The temple is originally built in 495 during the Northern Wei Dynasty (386-534). At that time, an Indian monk, named Batuo, came to Luoyang to spread Buddhist. So the devout Emperor Xiaowen decided to construct temple in the Songshan Moutains to house Batuo. In the temple Batuo translated many Buddhist sutras. In 527, the lengendery Indian monk Bodhidharma came to China and settled at Shaolin Temple. He sit in meditation in a cave facing the wall for nine years and created Chinese Zen. He also invented an exercise of eighteen movements, now known as the Eighteen Routines of Shaolin Martial Arts, imitating the pounce of the tiger, the climb of the monkey, and the jump of the leopard.
Shaolin Temple boasts many exciting attractions, such as the Hall of Heavenly Kings (Tianwangdian), the Mahavira Hall (Daxiongbaodian), the Pagoda Forest, the Dharma Cave and
the Shaolin Temple Martial Art Training Center.

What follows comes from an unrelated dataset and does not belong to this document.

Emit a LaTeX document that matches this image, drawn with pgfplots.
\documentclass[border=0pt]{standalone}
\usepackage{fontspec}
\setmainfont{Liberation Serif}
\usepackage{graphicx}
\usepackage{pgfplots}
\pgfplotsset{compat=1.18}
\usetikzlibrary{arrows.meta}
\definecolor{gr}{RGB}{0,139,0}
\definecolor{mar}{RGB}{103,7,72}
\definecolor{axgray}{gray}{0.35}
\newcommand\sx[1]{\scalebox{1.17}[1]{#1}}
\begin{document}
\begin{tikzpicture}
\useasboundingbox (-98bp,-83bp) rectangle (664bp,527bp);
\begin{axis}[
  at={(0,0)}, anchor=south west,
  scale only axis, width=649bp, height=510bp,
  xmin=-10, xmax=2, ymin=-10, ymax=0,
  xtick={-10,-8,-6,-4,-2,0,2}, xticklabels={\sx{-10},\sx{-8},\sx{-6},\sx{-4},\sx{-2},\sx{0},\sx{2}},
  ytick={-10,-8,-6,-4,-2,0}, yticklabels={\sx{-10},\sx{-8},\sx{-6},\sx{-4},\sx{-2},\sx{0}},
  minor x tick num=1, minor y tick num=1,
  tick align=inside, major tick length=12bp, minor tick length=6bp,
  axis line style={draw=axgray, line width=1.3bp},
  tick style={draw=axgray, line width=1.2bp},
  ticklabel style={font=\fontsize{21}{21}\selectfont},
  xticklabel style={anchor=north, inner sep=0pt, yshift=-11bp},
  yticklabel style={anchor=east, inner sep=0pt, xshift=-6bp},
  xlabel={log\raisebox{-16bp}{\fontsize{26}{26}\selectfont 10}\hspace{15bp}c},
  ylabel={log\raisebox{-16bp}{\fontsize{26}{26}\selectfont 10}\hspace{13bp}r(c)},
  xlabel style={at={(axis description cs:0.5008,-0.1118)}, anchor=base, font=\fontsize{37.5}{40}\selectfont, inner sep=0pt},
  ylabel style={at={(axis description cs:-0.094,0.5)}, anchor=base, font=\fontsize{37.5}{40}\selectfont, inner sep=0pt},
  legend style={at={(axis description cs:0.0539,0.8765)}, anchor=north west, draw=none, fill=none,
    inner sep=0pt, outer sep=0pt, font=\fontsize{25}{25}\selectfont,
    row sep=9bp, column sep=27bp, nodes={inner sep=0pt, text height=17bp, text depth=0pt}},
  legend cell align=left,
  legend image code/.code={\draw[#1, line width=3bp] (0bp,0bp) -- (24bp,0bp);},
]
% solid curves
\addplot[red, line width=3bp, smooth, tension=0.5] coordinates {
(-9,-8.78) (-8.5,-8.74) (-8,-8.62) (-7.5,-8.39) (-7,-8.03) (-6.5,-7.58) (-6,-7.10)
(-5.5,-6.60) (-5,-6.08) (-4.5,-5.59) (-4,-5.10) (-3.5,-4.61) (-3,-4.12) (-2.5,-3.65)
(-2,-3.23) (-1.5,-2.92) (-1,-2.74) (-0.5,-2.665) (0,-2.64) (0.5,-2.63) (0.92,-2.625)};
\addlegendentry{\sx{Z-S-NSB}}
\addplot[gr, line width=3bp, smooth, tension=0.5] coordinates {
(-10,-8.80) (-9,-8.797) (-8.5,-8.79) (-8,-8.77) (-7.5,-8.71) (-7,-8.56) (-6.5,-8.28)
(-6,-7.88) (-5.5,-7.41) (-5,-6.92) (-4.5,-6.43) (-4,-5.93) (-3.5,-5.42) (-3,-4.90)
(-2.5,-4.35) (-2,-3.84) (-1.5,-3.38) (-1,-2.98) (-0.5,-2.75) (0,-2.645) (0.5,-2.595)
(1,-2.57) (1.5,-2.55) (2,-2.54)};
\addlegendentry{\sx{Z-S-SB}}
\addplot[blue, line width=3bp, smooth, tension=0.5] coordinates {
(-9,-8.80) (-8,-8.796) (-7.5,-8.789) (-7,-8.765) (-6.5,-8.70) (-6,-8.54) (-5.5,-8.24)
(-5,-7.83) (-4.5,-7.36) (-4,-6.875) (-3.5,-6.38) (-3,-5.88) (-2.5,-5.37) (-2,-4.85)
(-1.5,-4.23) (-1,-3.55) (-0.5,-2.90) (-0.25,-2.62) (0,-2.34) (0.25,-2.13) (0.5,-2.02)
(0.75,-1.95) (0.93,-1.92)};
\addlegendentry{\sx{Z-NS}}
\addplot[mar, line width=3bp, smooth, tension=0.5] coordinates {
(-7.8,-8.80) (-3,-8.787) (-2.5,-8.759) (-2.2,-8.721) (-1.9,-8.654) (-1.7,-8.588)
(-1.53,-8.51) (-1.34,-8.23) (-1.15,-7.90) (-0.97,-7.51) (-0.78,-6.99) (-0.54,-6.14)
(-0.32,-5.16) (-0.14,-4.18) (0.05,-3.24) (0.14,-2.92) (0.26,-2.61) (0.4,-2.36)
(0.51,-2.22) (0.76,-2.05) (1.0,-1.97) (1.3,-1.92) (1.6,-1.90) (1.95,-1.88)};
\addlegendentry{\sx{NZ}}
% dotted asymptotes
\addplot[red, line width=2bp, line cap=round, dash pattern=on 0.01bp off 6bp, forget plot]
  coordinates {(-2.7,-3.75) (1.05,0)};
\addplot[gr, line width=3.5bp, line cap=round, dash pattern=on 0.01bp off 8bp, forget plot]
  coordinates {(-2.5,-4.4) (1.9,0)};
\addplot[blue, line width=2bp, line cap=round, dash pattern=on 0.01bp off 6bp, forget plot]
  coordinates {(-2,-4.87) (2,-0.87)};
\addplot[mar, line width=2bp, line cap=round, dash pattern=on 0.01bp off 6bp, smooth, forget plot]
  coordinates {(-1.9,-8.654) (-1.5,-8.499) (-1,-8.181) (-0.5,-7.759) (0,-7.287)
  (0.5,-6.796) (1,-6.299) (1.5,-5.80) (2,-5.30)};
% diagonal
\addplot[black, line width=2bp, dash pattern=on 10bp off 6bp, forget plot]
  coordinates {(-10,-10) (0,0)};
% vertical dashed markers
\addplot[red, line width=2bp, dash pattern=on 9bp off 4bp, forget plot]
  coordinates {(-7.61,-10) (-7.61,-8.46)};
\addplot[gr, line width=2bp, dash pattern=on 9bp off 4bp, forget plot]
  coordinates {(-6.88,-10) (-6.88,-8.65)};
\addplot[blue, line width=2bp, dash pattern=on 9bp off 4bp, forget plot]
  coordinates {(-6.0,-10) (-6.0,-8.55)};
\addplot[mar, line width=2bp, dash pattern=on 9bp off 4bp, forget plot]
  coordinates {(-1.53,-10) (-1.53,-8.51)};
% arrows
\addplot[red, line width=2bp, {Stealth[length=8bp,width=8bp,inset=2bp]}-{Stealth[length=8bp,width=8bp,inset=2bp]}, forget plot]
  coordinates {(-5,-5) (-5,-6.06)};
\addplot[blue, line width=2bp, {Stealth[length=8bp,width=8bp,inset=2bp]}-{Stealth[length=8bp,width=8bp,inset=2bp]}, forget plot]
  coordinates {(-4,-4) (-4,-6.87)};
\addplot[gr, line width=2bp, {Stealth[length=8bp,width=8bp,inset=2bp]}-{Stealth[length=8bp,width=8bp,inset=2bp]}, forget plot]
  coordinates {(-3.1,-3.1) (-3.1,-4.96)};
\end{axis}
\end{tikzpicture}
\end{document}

The pagoda forest stands on the west side of the temple, containing 167 tombs pagodas. They were built from Tang Dynasty to the Qing Dynasty and featured different styles. The pagodas were built there to keep the remains of the deceased abbots and other eminent monks, and stone table inscribed with the merits and virtues of the dead were erected. The pagodas vary in appearance and are from one to seven stories high, the highest being 15 meters. Some of them have closely-placed eaves, some look like pavilions, and some have a sumeru pedestal. The pagoda foundations are square, rectangular, hexagonal, octagonal, or round.